Five hundred years later, 130,000 of Algeria’s Jews are now in France, but it hasn’t been an easy ride.

Jewish Algerians

Jewish roots in Algeria go back 2,700 years when Jewish traders arrived in North Africa with the Phoenicians, 1,000 years before Islam; and the first Jewish slaves and expellees from Judea settled among the Berbers soon after the destruction of the 2nd Temple.

Some Berber tribes were said to have converted to Judaism. The most famous Jewish Berber of all, the warrior Queen Kahina, fought the Arab Muslim invaders in the 7th century – in vain.

The toshavim, the settled indigenous Jews who managed to survive islamisation, were joined in the 15th century by the megorashim, Jews escaping the Spanish Inquisition. Under Ottoman rule, most Jews lived in abject misery as dhimmis – inferior subjects under Islam.

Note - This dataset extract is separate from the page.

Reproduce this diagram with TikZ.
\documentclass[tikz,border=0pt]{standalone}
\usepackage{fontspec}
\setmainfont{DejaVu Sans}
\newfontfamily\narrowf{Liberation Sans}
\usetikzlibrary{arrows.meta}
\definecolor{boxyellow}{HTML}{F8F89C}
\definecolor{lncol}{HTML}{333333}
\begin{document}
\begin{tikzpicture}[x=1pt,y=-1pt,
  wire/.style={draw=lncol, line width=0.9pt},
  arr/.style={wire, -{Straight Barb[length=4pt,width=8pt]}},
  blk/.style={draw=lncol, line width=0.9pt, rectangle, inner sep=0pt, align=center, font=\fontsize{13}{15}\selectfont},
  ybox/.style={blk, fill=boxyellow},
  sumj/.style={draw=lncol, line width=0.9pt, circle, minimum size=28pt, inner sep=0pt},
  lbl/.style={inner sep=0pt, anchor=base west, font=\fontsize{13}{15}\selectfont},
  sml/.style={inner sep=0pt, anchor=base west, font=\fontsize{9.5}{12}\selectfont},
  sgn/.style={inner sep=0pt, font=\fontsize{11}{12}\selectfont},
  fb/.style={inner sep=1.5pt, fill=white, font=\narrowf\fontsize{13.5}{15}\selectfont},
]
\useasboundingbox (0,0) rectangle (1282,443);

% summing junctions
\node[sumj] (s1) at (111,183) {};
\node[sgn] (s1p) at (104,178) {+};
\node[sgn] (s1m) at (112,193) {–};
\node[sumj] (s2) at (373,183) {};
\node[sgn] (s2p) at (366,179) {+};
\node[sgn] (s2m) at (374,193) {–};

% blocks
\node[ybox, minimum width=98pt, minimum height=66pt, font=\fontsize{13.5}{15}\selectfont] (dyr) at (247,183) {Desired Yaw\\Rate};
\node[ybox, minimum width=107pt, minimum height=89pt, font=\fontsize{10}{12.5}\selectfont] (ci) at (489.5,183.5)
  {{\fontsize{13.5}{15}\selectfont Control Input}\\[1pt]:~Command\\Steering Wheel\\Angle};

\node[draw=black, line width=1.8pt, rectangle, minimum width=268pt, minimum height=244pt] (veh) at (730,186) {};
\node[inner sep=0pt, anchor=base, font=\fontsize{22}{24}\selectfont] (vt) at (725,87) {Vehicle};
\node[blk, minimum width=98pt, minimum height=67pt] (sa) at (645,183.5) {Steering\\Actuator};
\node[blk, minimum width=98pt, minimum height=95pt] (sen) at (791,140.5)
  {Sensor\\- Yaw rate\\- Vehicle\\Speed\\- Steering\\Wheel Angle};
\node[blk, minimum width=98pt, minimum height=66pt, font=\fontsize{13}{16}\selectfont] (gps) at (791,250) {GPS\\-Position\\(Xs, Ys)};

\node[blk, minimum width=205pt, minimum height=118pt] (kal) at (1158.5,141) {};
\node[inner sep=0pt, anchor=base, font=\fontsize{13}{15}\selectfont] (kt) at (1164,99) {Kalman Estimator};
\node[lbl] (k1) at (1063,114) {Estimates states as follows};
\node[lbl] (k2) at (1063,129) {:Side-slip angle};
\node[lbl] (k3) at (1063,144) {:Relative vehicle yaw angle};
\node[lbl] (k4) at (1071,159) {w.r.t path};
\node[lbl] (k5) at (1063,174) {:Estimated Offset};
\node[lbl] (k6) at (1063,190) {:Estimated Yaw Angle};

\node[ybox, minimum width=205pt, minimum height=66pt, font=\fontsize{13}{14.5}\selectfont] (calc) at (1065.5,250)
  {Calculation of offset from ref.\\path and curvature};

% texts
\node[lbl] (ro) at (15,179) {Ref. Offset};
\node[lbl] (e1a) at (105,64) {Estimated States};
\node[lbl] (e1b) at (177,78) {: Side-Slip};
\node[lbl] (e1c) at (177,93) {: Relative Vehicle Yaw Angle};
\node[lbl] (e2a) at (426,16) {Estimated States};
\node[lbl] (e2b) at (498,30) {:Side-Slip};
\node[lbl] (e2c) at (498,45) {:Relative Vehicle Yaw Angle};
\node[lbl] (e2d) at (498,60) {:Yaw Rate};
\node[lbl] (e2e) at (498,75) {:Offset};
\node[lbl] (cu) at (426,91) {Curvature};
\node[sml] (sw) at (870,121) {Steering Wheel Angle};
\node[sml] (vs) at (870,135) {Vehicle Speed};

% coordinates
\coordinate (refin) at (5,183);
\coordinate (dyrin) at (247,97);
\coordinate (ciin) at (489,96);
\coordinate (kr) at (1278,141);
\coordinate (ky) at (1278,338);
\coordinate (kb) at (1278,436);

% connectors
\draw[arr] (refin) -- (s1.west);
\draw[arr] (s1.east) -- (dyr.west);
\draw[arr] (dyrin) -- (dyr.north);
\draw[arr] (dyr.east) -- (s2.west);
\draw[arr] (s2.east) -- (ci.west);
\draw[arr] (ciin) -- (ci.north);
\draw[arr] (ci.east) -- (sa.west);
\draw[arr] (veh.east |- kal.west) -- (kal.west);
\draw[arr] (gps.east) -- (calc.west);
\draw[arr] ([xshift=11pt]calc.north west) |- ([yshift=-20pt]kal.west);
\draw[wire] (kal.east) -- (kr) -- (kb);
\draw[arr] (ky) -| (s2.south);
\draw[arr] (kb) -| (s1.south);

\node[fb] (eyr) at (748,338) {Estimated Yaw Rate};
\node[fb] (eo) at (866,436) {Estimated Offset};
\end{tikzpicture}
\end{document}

One 19th century traveller, Signor Pananti, wrote: “there is no species of outrage or vexation to which they [jews] are not exposed…the indolent Moor, with a pipe in his mouth and his legs crossed, calls any Jew who is passing, and makes him perform the offices of a servant…. Even fountains were happier, at least they were allowed to murmur.”

French Algeria

When Algeria became part of metropolitan France in 1830, the oppressed Jews greeted the French as saviors and liberators. Forty years later French nationality was given to the entire Jewish community.

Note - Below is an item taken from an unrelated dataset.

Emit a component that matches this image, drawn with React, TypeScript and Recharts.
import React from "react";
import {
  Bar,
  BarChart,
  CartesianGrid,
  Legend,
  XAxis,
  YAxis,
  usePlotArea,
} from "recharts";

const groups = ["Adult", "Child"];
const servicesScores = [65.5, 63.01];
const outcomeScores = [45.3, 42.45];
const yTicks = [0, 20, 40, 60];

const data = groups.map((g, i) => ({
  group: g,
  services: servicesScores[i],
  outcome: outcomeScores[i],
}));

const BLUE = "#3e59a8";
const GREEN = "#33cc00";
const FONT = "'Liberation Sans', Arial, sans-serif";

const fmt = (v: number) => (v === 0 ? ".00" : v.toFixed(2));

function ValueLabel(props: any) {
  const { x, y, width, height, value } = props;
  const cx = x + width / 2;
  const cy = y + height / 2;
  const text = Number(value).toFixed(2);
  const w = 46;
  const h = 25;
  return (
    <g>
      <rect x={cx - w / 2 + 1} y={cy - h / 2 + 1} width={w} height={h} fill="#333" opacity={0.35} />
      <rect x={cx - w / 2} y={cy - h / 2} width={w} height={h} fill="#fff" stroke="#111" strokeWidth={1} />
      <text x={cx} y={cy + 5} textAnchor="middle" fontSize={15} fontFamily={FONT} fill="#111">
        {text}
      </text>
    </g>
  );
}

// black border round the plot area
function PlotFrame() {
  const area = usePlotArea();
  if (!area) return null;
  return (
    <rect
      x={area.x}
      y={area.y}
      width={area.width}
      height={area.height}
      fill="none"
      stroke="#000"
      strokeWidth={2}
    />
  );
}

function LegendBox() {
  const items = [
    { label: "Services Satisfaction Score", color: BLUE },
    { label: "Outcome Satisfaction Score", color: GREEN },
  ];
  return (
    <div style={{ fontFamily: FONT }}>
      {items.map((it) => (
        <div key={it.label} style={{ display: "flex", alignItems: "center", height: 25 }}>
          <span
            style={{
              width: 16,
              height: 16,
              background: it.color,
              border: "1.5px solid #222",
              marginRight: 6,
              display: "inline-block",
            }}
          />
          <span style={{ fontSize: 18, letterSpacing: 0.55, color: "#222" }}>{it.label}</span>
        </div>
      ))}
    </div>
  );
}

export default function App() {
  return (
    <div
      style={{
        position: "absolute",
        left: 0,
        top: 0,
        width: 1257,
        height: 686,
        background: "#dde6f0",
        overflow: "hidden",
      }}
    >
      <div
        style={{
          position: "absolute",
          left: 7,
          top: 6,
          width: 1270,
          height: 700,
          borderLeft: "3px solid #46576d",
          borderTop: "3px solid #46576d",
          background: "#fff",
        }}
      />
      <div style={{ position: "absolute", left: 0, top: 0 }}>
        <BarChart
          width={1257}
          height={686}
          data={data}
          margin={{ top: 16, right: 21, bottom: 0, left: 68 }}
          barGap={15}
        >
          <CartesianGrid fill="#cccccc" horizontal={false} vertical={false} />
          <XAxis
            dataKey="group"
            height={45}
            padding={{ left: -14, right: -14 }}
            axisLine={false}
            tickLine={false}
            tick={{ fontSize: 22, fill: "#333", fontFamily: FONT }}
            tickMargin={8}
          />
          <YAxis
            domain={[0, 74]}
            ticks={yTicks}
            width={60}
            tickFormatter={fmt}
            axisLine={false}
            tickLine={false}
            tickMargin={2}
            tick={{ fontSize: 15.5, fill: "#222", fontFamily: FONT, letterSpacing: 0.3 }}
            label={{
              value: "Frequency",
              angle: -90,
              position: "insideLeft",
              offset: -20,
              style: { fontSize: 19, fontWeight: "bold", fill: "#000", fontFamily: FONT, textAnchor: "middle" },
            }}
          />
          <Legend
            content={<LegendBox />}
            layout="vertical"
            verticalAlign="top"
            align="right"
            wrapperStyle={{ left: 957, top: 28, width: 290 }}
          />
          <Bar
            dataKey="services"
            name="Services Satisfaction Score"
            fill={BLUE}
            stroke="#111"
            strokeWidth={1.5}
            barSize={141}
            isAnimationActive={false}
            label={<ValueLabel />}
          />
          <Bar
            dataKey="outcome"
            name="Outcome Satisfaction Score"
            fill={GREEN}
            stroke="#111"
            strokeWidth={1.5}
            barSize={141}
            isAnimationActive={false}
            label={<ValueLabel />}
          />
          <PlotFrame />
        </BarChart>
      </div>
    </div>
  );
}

It’s often claimed that only Jews were offered French nationality; The Muslims were offered it too, but overwhelmingly rejected it, as it would mean compromising their personal status, which was governed by Muslim law.

In Muslim eyes, the fact that the dhimmi Jews could have greater rights than they did caused great resentment. But the Jews were also resented by the pieds noirs. How dare these natives be given the privilege of French nationality and suppose themselves equal to true Frenchmen?

A rock and a hard place

The Jews had been between a rock and a hard place for quite some time already. Muslim antisemitism reached its peak with the eruption of the Constantine pogrom of 1934, in which 25 Jews were killed. French antisemitism reached its zenith in WW2. Under Vichy rule, Jews not only were stripped of their French nationality, but were sacked from public service jobs and subject to quotas and restrictions.

Citizenship was reinstated in 1943 as the Vichy regime collapsed. Many Jews saw themselves as Frenchmen of the Jewish faith – Français israelites.

Arab Algerians embarked on an ever more brutal campaign of decolonisation in the 1950s, while the pieds noirs engaged in equally brutal counter-terror. The Jewish community originally maintained an official position of neutrality, but they joined the French camp after violent attacks including the burning of the Great Synagogue in Algiers in December 1960. Arabs went on the rampage ripping memorial plaques from the walls, and torching books and Torah scrolls.

Like the pieds noirs, the Jews were faced with a stark choice: suitcase or coffin. They scrambled to reach seaports and airports. By the time Algeria had declared independence on 3 July 1962, all but a few thousand Jews had left for France. Algeria’s ‘Nationality Code’, passed in 1963, deprived all non-muslims of Algerian citizenship, forcing any remaining Jews into exile.

Today’s French Algerian Jews

After such a tumultuous period, you would hope that arrival in France was something of an oasis, however this is far from reality.

Jewish refugees claim their needs were ignored by France because they were subsumed into the great mass of pieds noirs – the 800,000 French settlers who fled Algeria after the Algerian War of Independence.

But because the Jews saw themselves as French, they have also been neglected also by Israel because, unusually, among the 850,000 Jewish refugees from Arab countries, 90 percent of Algerian Jews went to France, and not Israel.

Newly independent Algeria also chose to erase all traces of Jewish presence, culture or history. It is claimed that Algeria’s Jews cast their lot with France in a supposed betrayal of Algeria’s Arabs.

Almost 60 years later, the sizable Algerian Jewish community discreetly remembers its heritage and observes its traditions whilst respecting secular France. Work is being done to preserve the memory of the community’s Algerian heritage, though until now, records have not been collected due to their previous second-class status.